§ Given instruction
Collect all lines containing the word "this" from the data.

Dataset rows
========================================================================

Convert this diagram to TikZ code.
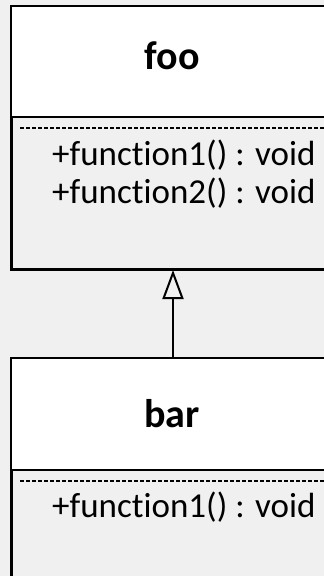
\documentclass[tikz,border=0pt]{standalone}
\usepackage{fontspec}
\setmainfont{Carlito}[Ligatures=NoCommon, RawFeature=-liga]
\usetikzlibrary{arrows.meta}
\definecolor{bgc}{HTML}{F0F0F0}
\tikzset{
  classbox/.style={draw=black, line width=2pt, fill=bgc, anchor=north west, inner sep=0pt, minimum width=322pt},
  header/.style={fill=white},
  sepline/.style={black, line width=2pt},
  dashline/.style={black, line width=1.2pt, dash pattern=on 4pt off 2pt},
  title/.style={font=\fontsize{40}{44}\selectfont\bfseries, anchor=base, inner sep=0pt},
  member/.style={font=\fontsize{35}{38}\selectfont, anchor=base west, inner sep=0pt},
  inherit/.style={line width=2pt, -{Triangle[length=29pt, width=21pt, fill=bgc, line width=2pt]}}
}
\begin{document}
\begin{tikzpicture}[x=1pt, y=-1pt]
\fill[bgc] (0,0) rectangle (324,576);
\useasboundingbox (0,0) rectangle (324,576);
% foo class
\node[classbox, minimum height=262.5pt] (fooBox) at (11,5.5) {};
\fill[header] (fooBox.north west) rectangle (333,117);
\draw[line width=2pt] (fooBox.north west) rectangle (fooBox.south east);
\draw[sepline] (11,117) -- (333,117);
\draw[dashline] (20,128) -- (333,128);
\node[title] (foo) at (172,69) {foo};
\node[member] (foof1) at (52,165) {+function1() : void};
\node[member] (foof2) at (52,203) {+function2() : void};
% bar class
\node[classbox, minimum height=240pt] (barBox) at (11,358) {};
\fill[header] (barBox.north west) rectangle (333,470);
\draw[line width=2pt] (barBox.north west) rectangle (barBox.south east);
\draw[sepline] (11,470) -- (333,470);
\draw[dashline] (20,481) -- (333,481);
\node[title] (bar) at (172,427) {bar};
\node[member] (barf1) at (52,517) {+function1() : void};
% inheritance
\draw[inherit] (barBox.north) -- (fooBox.south);
\end{tikzpicture}
\end{document}
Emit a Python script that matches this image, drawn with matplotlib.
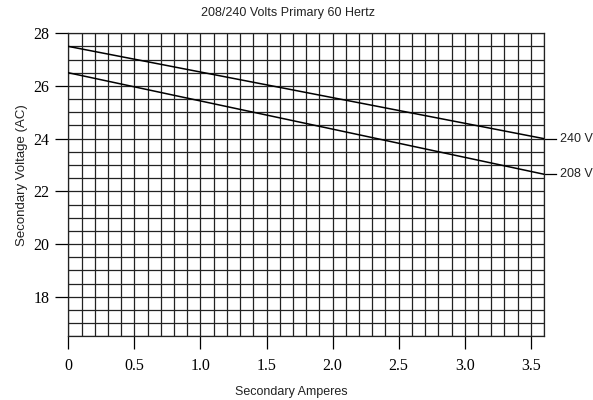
import numpy as np
import matplotlib.pyplot as plt

amps = [0.0, 3.6]
v240 = [27.5, 24.0]
v208 = [26.5, 22.65]
labels = ["240 V", "208 V"]

fig = plt.figure(figsize=(5.93, 4.0), dpi=100)
ax = fig.add_axes([0.1152, 0.159, 0.8022, 0.758])

ax.plot(amps, v240, color="black", lw=1.1, zorder=3)
ax.plot(amps, v208, color="black", lw=1.1, zorder=3)

# short leaders out to the labels on the right
for series, lab in zip([v240, v208], labels):
    ax.plot([3.6, 3.69], [series[-1], series[-1]], color="black", lw=0.9, clip_on=False)
    ax.text(3.72, series[-1], lab, fontsize=9, family="Liberation Sans",
            va="center", ha="left", color="#222222")

ax.set_xlim(0, 3.6)
ax.set_ylim(16.5, 28)
ax.set_xticks(np.arange(0, 3.51, 0.5))
ax.set_xticklabels(["0", "0.5", "1.0", "1.5", "2.0", "2.5", "3.0", "3.5"])
ax.set_yticks([18, 20, 22, 24, 26, 28])
ax.set_xticks(np.arange(0, 3.61, 0.1), minor=True)
ax.set_yticks(np.arange(16.5, 28.01, 0.5), minor=True)

ax.grid(which="both", color="#222222", lw=0.9)
ax.set_axisbelow(True)
ax.tick_params(which="minor", length=0)
ax.tick_params(which="major", length=9.5, width=0.9, color="black", pad=4,
               labelsize=11.5)
ax.tick_params(axis="x", pad=6)
for t in ax.get_xticklabels() + ax.get_yticklabels():
    t.set_family("Liberation Serif")
for s in ax.spines.values():
    s.set_color("#222222")
    s.set_linewidth(0.9)

fig.text(0.485, 0.967, "208/240 Volts Primary 60 Hertz", ha="center", va="center",
         fontsize=9, family="Liberation Sans", color="#222222")
fig.text(0.492, 0.021, "Secondary Amperes", ha="center", va="center",
         fontsize=9, family="Liberation Sans", color="#222222")
fig.text(0.037, 0.5625, "Secondary Voltage (AC)", ha="center", va="center",
         rotation=90, fontsize=9.5, family="Liberation Sans", color="#222222")

fig.savefig("out.png", dpi=100)
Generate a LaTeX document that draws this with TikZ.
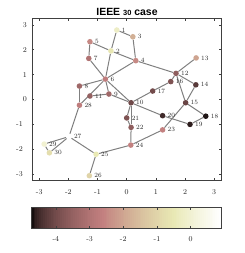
\documentclass[tikz,border=0pt]{standalone}
\usepackage{fontspec}
\newfontfamily\titlefont{Liberation Sans}
\usetikzlibrary{backgrounds}
\newcommand\pinkdef[2]{% #1 colour name, #2 t in [0,1] (MATLAB pink colormap)
  \pgfmathsetmacro\cR{sqrt((2*#2+min(1,8*#2/3))/3)}%
  \pgfmathsetmacro\cG{sqrt((2*#2+max(0,min(1,8*#2/3-1)))/3)}%
  \pgfmathsetmacro\cB{sqrt((2*#2+max(0,4*#2-3))/3)}%
  \edef\pinktmp{\noexpand\definecolor{#1}{rgb}{\cR,\cG,\cB}}\pinktmp}
\newcommand\busnode[3]{% #1 number, #2 position, #3 t
  \pinkdef{bus#1}{#3}%
  \node[bus, fill=bus#1, label={[buslabel]east:#1}] (b#1) at (#2) {};}
\begin{document}
\begin{tikzpicture}[x=1bp,y=-1bp,
  frame/.style={draw=black!75, line width=0.6bp},
  tickline/.style={draw=black!75, line width=0.5bp},
  ticklabel/.style={font=\fontsize{7.5}{8}\selectfont, text=black!85, inner sep=0pt},
  edge/.style={draw=black!50, line width=1bp},
  bus/.style={circle, minimum size=5.6bp, inner sep=0pt, draw=none},
  buslabel/.style={font=\fontsize{6.5}{7}\selectfont, text=black!85, inner sep=0.3pt, label distance=1.6bp}]
\path[use as bounding box] (0,0) rectangle (245,253);
% title
\node[anchor=base, inner sep=0pt, font=\titlefont\bfseries\fontsize{10.5}{12}\selectfont] (title) at (127,15)
  {IEEE {\fontsize{7.5}{9}\selectfont 30} case};
% axes frame and ticks
\draw[frame] (31.9,18.6) rectangle (221.5,180.4);
\foreach \v in {-3,...,3} {
  \pgfmathsetmacro\px{126.7+29.17*\v}
  \pgfmathsetmacro\py{99.5-24.9*\v}
  \draw[tickline] (\px,180.4) -- ++(0,-2.5);
  \draw[tickline] (\px,18.6) -- ++(0,2.5);
  \draw[tickline] (31.9,\py) -- ++(2.5,0);
  \draw[tickline] (221.5,\py) -- ++(-2.5,0);
  \node[ticklabel, anchor=base] (xl\v) at (\px,194.1) {\v};
  \ifnum\v<0
    \node[ticklabel, anchor=east] (yl\v) at (23,\py) {\v};
  \else
    \node[ticklabel, anchor=east] (yl\v) at (27,\py) {\v};
  \fi
}
% graph in data coordinates
\begin{scope}[shift={(126.7bp,-99.5bp)}, x=29.17bp, y=24.9bp]
\busnode{1}{-0.34,2.79}{0.80}
\busnode{2}{-0.54,1.95}{0.74}
\busnode{3}{0.21,2.52}{0.52}
\busnode{4}{0.31,1.56}{0.40}
\busnode{5}{-1.26,2.32}{0.40}
\busnode{6}{-0.73,0.82}{0.36}
\busnode{7}{-1.30,1.65}{0.305}
\busnode{8}{-1.62,0.54}{0.25}
\busnode{9}{-0.61,0.22}{0.25}
\busnode{10}{0.15,-0.13}{0.125}
\busnode{11}{-1.26,0.14}{0.22}
\busnode{12}{1.69,1.05}{0.20}
\busnode{13}{2.38,1.67}{0.48}
\busnode{14}{2.37,0.59}{0.077}
\busnode{15}{2.02,-0.13}{0.107}
\busnode{16}{1.51,0.72}{0.16}
\busnode{17}{0.89,0.34}{0.13}
\busnode{18}{2.71,-0.67}{0.01}
\busnode{19}{2.17,-1.0}{0.02}
\busnode{20}{1.23,-0.65}{0.04}
\busnode{21}{0.0,-0.74}{0.16}
\busnode{22}{0.15,-1.12}{0.20}
\busnode{23}{1.23,-1.22}{0.38}
\busnode{24}{0.14,-1.83}{0.38}
\busnode{25}{-1.05,-2.2}{0.75}
\busnode{26}{-1.28,-3.06}{0.66}
\busnode{27}{-1.98,-1.49}{1.0}
\busnode{28}{-1.62,-0.23}{0.36}
\busnode{29}{-2.83,-1.79}{0.84}
\busnode{30}{-2.65,-2.14}{0.70}
\end{scope}
\begin{pgfonlayer}{background}
\foreach \a/\b in {1/2,1/3,2/4,3/4,2/5,2/6,4/6,5/7,6/7,6/8,6/9,6/10,9/11,9/10,
  4/12,12/13,12/14,12/15,12/16,14/15,16/17,15/18,18/19,19/20,10/20,10/17,
  10/21,10/22,21/22,15/23,22/24,23/24,24/25,25/26,25/27,28/27,27/29,27/30,
  29/30,8/28,6/28}
  \draw[edge] (b\a) -- (b\b);
\end{pgfonlayer}
% colour bar
\foreach \i in {0,...,99} {
  \pgfmathsetmacro\myt{(\i+0.5)/100}
  \pinkdef{cbstrip}{\myt}
  \fill[cbstrip] (31.7+\i*1.893,207.3) rectangle (31.7+\i*1.893+1.95,228.7);
}
\draw[frame] (31.7,207.3) rectangle (221,228.7);
\foreach \v in {-4,...,0} {
  \pgfmathsetmacro\px{190.7+33.7*\v}
  \draw[tickline] (\px,207.3) -- ++(0,2.5);
  \draw[tickline] (\px,228.7) -- ++(0,-2.5);
  \node[ticklabel, anchor=base] (cl\v) at (\px,241.7) {\v};
}
\end{tikzpicture}
\end{document}
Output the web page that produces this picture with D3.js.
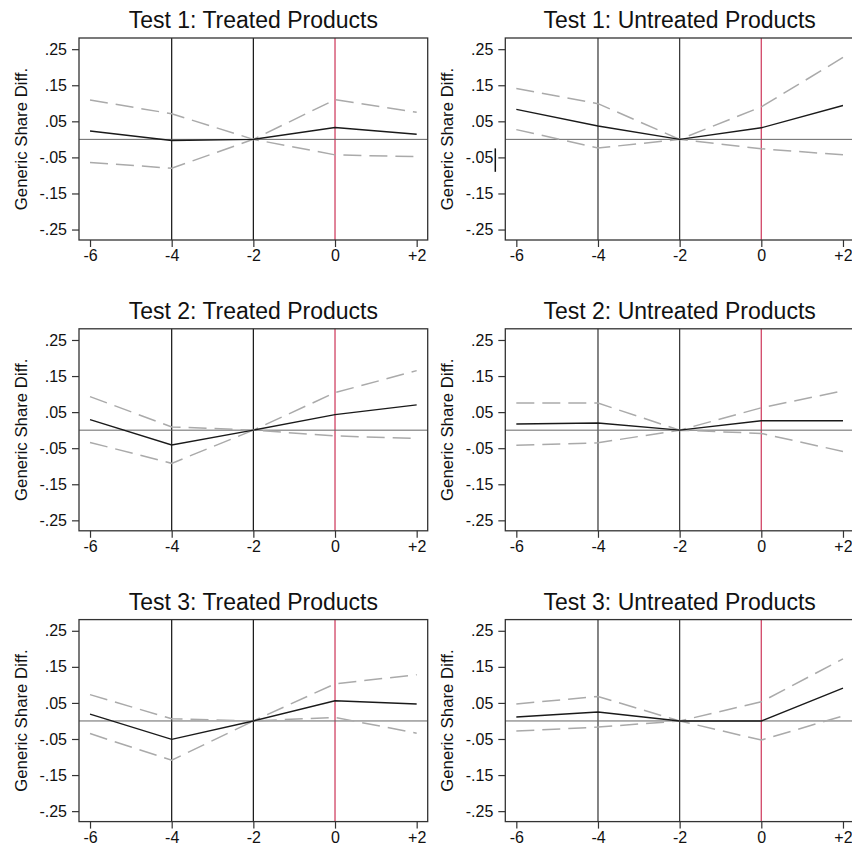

========================================================================

§ Expected answer
Convert this diagram to TikZ code.
Emit a Python script that matches this image, drawn with matplotlib.
Generate a LaTeX document that draws this with TikZ.
Output the web page that produces this picture with D3.js.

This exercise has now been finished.